Parker World Nation

“Songs of the Colorado River”

World Nation’s second recording, Songs of the Colorado River, was recorded in 1995 with engineers Barry Paul and Bobby Petersen at BP Recording in Hollywood, California.  While teaching ESOL in Parker (1992-1996), Cynthia Haring met Betty Cornelius, then director of the Colorado River Indian Tribes (CRIT) Museum in Parker, Arizona.  They discussed producing a Parker recording after Cornelius heard the first World Nation recording.  At about the same time Haring, accompanied by her lovebird Sweet Pea – who often joined her on school visits, perched on her shoulder – was performing songs for the children at CRIT Headstart.  While there she met a teacher, Cynthia McDonald, who was later asked to join the project as choir assistant for the CRIT Headstart singers.

The Songs of the Colorado River collection includes seven original songs, as well as songs in Spanish, English, and the four languages of the Colorado River Indian Tribes (CRIT) reservation – Mohave, Navajo, Chemehuevi, and Hopi. Haring wrote several songs, such as “Parker, Arizona,” “Bird of My Heart (for Sweet Pea),” and “La Paz Means Peace,” specifically for the children and community of Parker.  One song, “Because You’re in My Heart,” was written to feature the talents of high school violinist, Monica Mejia. Another song, “Cowboy’s Prayer,” was recorded as a memorial tribute to a neighbor and Hopi cowboy, who died prior to the recording’s completion.  Haring wrote the original music for a cowboy poem/prayer, which was listed as author unknown in the neighbor’s funeral program. Years later she learned that the poem was actually a variation of a work created by the great cowboy poet Badger Clark, a native of Custer, South Dakota.

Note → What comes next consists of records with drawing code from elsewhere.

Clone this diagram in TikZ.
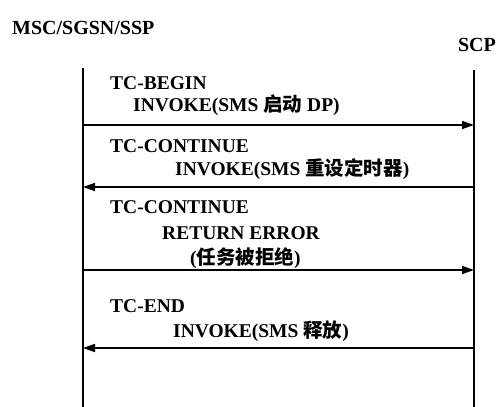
\documentclass[tikz,border=0pt]{standalone}
\usepackage{fontspec}
\setmainfont{Liberation Serif}
\newfontfamily\cjk{Noto Sans CJK SC}
\usetikzlibrary{arrows.meta}
\def\leftx{83}
\def\rightx{474}
\tikzstyle{msg} = [line width=1.5pt,-{Triangle[length=12pt,width=8pt]}]

\begin{document}
\begin{tikzpicture}[x=1pt,y=-1pt]
    \tikzstyle{lifeline}=[line width=1.5pt]
    \tikzstyle{entity}=[inner sep=0pt, font=\fontsize{20}{24}\selectfont\bfseries]
    \tikzstyle{msg text}=[inner sep=0pt, anchor=west, font=\fontsize{19.5}{23}\selectfont\bfseries]
    \useasboundingbox (0,0) rectangle (499,407);

    % Draw the entities
    \node[entity, anchor=west] (MSC) at (12,28) {MSC/SGSN/SSP};
    \node[entity, anchor=east] (SCP) at (496,45) {SCP};

    % Draw the lifelines
    \coordinate (L-top) at (\leftx,68);
    \coordinate (L-bot) at (\leftx,407);
    \coordinate (R-top) at (\rightx,70);
    \coordinate (R-bot) at (\rightx,407);
    \draw[lifeline] (L-top) -- (L-bot);
    \draw[lifeline] (R-top) -- (R-bot);

    % Points where the messages meet the lifelines
    \foreach \name / \y in {1/125,2/187,3/270,4/348}
    {
        \coordinate (L-\name) at (\leftx,\y);
        \coordinate (R-\name) at (\rightx,\y);
    }

    % Draw the messages
    \node[msg text] (T-1) at (110,83) {TC-BEGIN};
    \node[msg text] (I-1) at (133,105) {INVOKE(SMS {\cjk 启动} DP)};
    \draw[msg] (L-1) -- (R-1);

    \node[msg text] (T-2) at (110,146) {TC-CONTINUE};
    \node[msg text] (I-2) at (175,169) {INVOKE(SMS {\cjk 重设定时器})};
    \draw[msg] (R-2) -- (L-2);

    \node[msg text] (T-3) at (110,207) {TC-CONTINUE};
    \node[msg text] (I-3) at (162,233) {RETURN ERROR};
    \node[msg text] (E-3) at (190,258) {({\cjk 任务被拒绝})};
    \draw[msg] (L-3) -- (R-3);

    \node[msg text] (T-4) at (110,306) {TC-END};
    \node[msg text] (I-4) at (173,331) {INVOKE(SMS {\cjk 释放})};
    \draw[msg] (R-4) -- (L-4);

\end{tikzpicture}
\end{document}
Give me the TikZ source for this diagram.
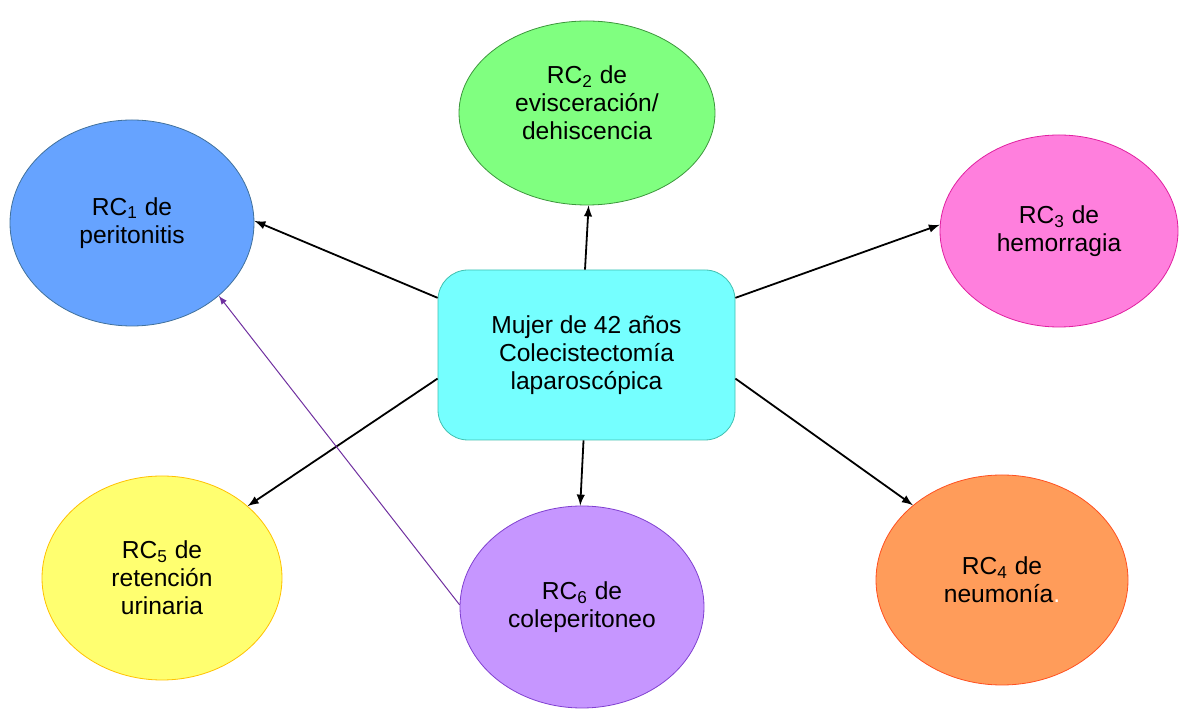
\documentclass[tikz,border=0pt]{standalone}
\usepackage{fontspec}
\setmainfont{Liberation Sans}
\usepackage{tikz}
\definecolor{cielo}{RGB}{117,255,255}
\definecolor{cielorand}{RGB}{64,192,176}
\definecolor{azul}{RGB}{102,163,255}
\definecolor{azulrand}{RGB}{65,113,156}
\definecolor{verde}{RGB}{128,255,128}
\definecolor{verderand}{RGB}{60,150,60}
\definecolor{rosa}{RGB}{255,127,221}
\definecolor{rosarand}{RGB}{224,32,160}
\definecolor{amarillo}{RGB}{255,255,112}
\definecolor{amarillorand}{RGB}{255,192,0}
\definecolor{lila}{RGB}{198,150,255}
\definecolor{lilarand}{RGB}{128,64,208}
\definecolor{naranja}{RGB}{255,156,90}
\definecolor{naranjarand}{RGB}{255,80,32}
\definecolor{violeta}{RGB}{112,48,160}
\usetikzlibrary{shapes,arrows}

\begin{document}
\begin{tikzpicture}[x=0.5pt, y=-0.5pt,
				>=latex,   %Pfeilspitzen
				font=\fontsize{12.3}{14}\selectfont,
				riesgo/.style={ellipse, draw, align=center, inner sep=0pt},
				flecha/.style={->, line width=0.9pt, black},
				reingreso/.style={->, line width=0.5pt, violeta}]
				%Bildbereich
				\useasboundingbox (0,0) rectangle (1179,710);
				% Zentrum
				\node[draw=cielorand, fill=cielo, rounded corners=15pt, align=center, minimum width=148.5pt, minimum height=85pt] (paciente) at (586.5,355) {Mujer de 42 años\\Colecistectomía\\laparoscópica};
				% Komplikationen
				\node[riesgo, fill=azul, draw=azulrand, minimum width=122pt, minimum height=103pt] (rc1) at (132,223) {RC\textsubscript{1} de\\peritonitis};
				\node[riesgo, fill=verde, draw=verderand, minimum width=128pt, minimum height=92pt, text depth=10pt] (rc2) at (587,113) {RC\textsubscript{2} de\\evisceración/\\dehiscencia};
				\node[riesgo, fill=rosa, draw=rosarand, minimum width=119pt, minimum height=96pt] (rc3) at (1059,231) {RC\textsubscript{3} de\\hemorragia};
				\node[riesgo, fill=naranja, draw=naranjarand, minimum width=126pt, minimum height=105pt] (rc4) at (1002,580) {RC\textsubscript{4} de\\neumonía\textcolor{white}{.}};
				\node[riesgo, fill=amarillo, draw=amarillorand, minimum width=120pt, minimum height=102pt] (rc5) at (162,578) {RC\textsubscript{5} de\\retención\\urinaria};
				\node[riesgo, fill=lila, draw=lilarand, minimum width=122pt, minimum height=101pt] (rc6) at (582,607) {RC\textsubscript{6} de\\coleperitoneo};
				% Pfeile
				\draw[flecha] (paciente.159) -- (rc1.1);
				\draw[flecha] (paciente.91) -- (rc2.271);
				\draw[flecha] (paciente.21) -- (rc3.177);
				\draw[flecha] (paciente.-9) -- (rc4.140);
				\draw[flecha] (paciente.268) -- (rc6.91);
				\draw[flecha] (paciente.189) -- (rc5.40);
				\draw[reingreso] (rc6.179) -- (rc1.320);
			\end{tikzpicture}
\end{document}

A number of L.A. and Arizona musicians came on board for this recording.  Native American flautist Robert Tree Cody played handmade flutes on several songs. Candy Lerman, who doubled on violin parts with Monica, also provided violin solos and sang back-up harmonies with Haring.  Cody Bryant provided robust and creative banjo on several songs.  Lee Thornberg, a member of Tower of Power at the time, played and arranged all of the trumpet section parts on “De Colores,” “La Bamba,” and “Cielito Lindo.” The talented and versatile rhythm section featured Chad Watson on bass, Michael Turner on congas, temple blocks, and wind chimes, and Ardie Rowe on drums and vocals. Rowe knew Haring from her Destiny Quibble music days in Chicago. He also provided the group with invaluable logistical support while they were in Hollywood.  John York, a singer for the 60s band, The Byrds, joined the group as one of the back-up singers on “Cowbody’s Prayer.” Ron Feuer played keyboards and offered production assistance when Haring was coaching the children during recording sessions.